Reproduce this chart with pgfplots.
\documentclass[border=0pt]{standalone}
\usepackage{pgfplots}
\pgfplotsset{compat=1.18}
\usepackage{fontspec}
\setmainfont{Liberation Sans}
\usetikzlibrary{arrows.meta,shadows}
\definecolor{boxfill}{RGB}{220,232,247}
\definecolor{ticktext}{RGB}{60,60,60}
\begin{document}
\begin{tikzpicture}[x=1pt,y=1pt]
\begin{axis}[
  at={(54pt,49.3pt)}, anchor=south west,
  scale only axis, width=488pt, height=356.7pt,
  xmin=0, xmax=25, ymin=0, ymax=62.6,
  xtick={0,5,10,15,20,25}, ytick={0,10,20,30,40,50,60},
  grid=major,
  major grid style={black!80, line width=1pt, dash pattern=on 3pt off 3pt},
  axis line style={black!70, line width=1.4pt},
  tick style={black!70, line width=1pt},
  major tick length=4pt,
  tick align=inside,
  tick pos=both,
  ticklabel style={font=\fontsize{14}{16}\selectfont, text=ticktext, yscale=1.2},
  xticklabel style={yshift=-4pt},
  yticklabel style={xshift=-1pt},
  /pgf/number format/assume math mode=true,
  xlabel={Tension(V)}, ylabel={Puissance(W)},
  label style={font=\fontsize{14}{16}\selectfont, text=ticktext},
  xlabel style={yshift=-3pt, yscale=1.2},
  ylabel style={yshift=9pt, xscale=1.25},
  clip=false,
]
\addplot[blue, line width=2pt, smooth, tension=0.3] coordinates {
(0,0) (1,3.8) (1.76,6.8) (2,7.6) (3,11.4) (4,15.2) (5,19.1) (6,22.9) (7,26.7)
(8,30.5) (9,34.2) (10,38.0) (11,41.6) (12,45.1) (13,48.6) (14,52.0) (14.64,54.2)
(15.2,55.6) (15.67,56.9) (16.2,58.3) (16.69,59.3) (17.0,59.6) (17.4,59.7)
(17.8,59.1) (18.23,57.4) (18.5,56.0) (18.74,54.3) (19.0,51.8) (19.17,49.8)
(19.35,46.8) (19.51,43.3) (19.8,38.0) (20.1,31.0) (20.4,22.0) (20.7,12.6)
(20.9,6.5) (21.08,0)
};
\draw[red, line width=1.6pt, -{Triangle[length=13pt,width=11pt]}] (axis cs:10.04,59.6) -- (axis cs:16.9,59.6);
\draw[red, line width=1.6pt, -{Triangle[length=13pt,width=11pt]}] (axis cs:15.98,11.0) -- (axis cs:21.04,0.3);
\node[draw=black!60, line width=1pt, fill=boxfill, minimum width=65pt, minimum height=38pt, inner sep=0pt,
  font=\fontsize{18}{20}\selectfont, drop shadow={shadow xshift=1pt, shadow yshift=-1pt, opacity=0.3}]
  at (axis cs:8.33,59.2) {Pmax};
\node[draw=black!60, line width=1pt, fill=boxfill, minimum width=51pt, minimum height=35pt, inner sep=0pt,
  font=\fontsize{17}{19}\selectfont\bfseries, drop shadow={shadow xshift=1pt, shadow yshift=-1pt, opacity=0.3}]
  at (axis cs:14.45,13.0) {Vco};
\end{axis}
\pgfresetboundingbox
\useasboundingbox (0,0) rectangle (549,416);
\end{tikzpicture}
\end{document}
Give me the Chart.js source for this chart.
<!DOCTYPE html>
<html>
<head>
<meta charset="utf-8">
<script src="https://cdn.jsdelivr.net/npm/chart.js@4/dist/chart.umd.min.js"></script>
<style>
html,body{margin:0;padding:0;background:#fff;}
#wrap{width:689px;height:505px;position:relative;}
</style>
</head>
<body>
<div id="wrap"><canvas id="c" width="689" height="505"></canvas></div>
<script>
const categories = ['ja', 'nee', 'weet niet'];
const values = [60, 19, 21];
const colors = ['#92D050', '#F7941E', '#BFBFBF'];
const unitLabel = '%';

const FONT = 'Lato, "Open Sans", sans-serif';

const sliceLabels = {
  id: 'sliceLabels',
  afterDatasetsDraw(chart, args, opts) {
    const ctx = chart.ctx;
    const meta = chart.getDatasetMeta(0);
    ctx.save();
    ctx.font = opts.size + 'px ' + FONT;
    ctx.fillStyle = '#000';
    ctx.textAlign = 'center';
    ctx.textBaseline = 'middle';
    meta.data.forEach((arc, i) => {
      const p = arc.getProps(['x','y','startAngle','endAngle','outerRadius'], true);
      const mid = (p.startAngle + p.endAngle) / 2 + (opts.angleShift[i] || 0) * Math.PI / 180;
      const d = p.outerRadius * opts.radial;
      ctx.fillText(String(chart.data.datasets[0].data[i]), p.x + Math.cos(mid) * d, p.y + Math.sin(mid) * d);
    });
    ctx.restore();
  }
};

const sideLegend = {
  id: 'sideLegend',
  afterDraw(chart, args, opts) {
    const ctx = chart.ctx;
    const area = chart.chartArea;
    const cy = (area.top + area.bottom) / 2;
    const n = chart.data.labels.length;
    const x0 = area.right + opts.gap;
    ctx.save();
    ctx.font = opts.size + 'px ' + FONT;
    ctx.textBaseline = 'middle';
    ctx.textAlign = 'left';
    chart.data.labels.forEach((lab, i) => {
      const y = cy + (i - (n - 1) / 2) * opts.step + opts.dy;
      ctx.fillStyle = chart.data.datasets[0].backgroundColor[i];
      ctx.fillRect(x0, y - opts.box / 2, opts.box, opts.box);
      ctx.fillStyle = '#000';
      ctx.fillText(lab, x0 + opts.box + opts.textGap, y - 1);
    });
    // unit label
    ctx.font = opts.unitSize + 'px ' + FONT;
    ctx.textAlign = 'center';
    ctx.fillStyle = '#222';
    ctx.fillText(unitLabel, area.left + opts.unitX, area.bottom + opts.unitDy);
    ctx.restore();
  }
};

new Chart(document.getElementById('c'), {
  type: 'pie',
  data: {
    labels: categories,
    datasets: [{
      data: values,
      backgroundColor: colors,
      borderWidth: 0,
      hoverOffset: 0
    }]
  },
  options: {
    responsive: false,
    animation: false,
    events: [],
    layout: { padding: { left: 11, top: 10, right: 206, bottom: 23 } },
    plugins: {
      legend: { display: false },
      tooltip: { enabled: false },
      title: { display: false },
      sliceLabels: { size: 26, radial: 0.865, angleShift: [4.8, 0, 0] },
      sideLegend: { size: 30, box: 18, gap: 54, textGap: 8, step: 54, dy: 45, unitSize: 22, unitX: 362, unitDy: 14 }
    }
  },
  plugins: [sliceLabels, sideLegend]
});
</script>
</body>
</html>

==

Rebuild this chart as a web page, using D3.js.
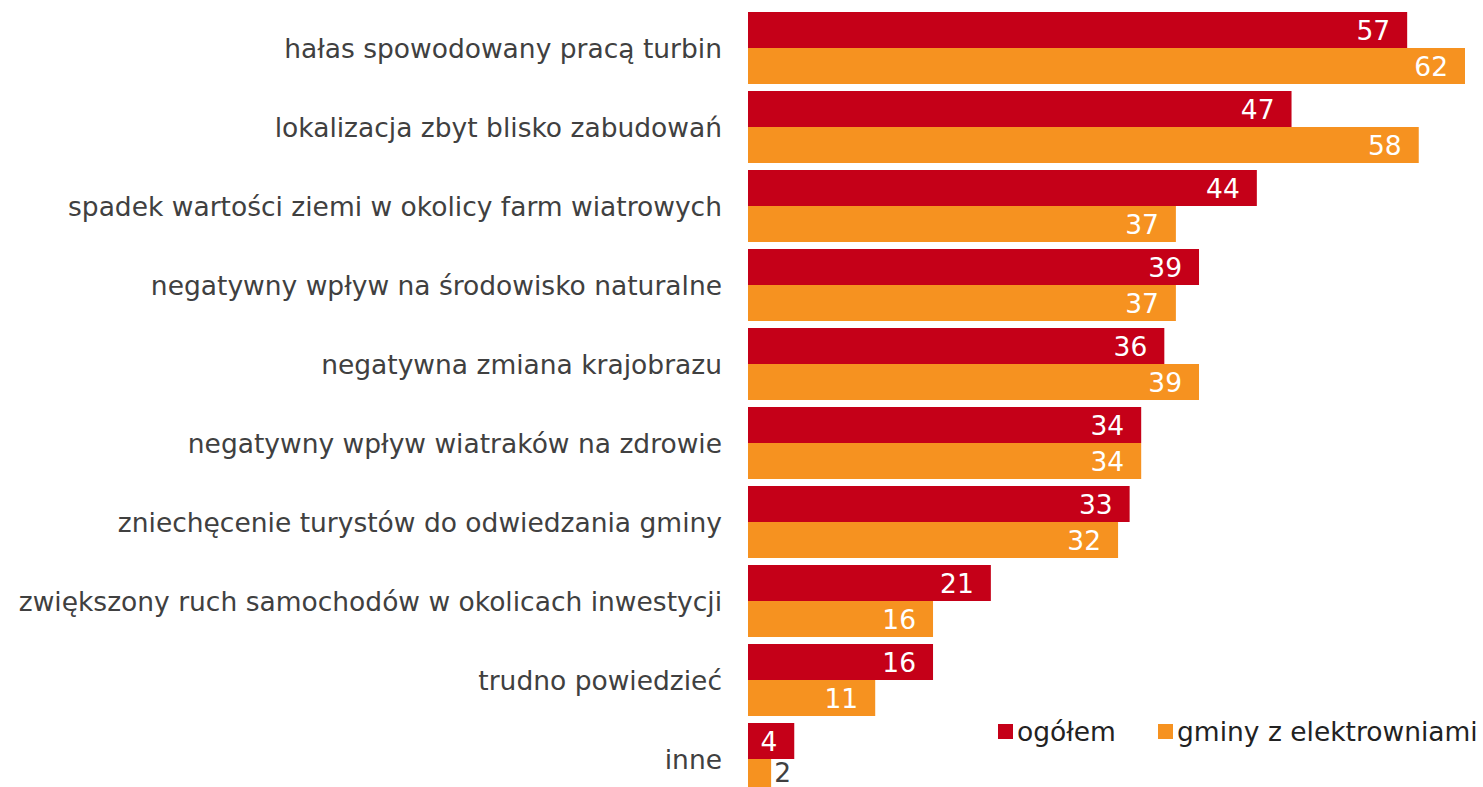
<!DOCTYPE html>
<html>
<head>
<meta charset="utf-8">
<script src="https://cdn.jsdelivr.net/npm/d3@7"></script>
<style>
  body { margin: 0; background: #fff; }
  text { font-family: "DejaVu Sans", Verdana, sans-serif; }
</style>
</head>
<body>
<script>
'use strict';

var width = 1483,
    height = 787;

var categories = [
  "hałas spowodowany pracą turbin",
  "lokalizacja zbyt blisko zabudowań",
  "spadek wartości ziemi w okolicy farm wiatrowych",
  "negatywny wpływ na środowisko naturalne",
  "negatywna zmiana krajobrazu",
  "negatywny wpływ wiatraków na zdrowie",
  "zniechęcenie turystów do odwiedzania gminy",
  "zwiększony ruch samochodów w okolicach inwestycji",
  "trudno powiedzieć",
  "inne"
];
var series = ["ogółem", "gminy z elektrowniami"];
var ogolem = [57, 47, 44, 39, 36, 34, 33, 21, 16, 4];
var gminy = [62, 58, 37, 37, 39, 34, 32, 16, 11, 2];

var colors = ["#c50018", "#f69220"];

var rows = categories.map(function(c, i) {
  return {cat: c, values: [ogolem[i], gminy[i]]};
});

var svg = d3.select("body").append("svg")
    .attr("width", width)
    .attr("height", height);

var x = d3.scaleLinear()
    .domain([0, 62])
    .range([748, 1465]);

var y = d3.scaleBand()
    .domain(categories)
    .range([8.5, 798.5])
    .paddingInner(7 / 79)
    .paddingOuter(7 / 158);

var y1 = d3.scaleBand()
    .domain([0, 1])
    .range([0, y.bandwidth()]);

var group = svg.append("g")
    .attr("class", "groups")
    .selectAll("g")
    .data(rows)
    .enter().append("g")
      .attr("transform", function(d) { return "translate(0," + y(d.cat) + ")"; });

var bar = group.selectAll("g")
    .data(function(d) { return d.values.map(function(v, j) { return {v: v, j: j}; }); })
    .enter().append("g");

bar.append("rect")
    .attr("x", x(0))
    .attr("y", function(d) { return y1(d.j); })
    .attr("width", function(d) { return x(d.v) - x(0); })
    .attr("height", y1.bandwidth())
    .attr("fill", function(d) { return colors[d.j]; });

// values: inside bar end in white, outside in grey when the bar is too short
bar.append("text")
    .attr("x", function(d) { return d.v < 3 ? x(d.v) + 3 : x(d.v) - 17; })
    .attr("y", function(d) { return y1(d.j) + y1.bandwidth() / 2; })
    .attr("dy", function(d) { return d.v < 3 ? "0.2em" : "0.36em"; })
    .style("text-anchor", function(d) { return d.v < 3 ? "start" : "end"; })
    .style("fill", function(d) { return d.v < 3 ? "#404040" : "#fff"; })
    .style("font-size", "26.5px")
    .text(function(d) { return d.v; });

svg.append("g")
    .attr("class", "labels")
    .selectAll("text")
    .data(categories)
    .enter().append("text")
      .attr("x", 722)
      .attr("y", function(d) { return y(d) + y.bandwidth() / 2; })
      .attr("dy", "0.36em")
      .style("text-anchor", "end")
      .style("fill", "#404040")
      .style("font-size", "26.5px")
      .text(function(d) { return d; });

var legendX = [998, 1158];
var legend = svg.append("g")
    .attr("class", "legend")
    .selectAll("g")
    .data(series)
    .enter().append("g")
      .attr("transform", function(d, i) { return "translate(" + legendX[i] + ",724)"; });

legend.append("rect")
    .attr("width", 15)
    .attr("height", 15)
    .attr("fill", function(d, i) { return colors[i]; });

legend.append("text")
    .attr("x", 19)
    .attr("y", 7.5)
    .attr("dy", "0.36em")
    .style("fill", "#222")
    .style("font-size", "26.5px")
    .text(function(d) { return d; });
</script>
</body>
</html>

■ WRITTEN TASK ■
Find every line containing the word "this", then give the total and nothing more.

■ WORKED SOLUTION ■
3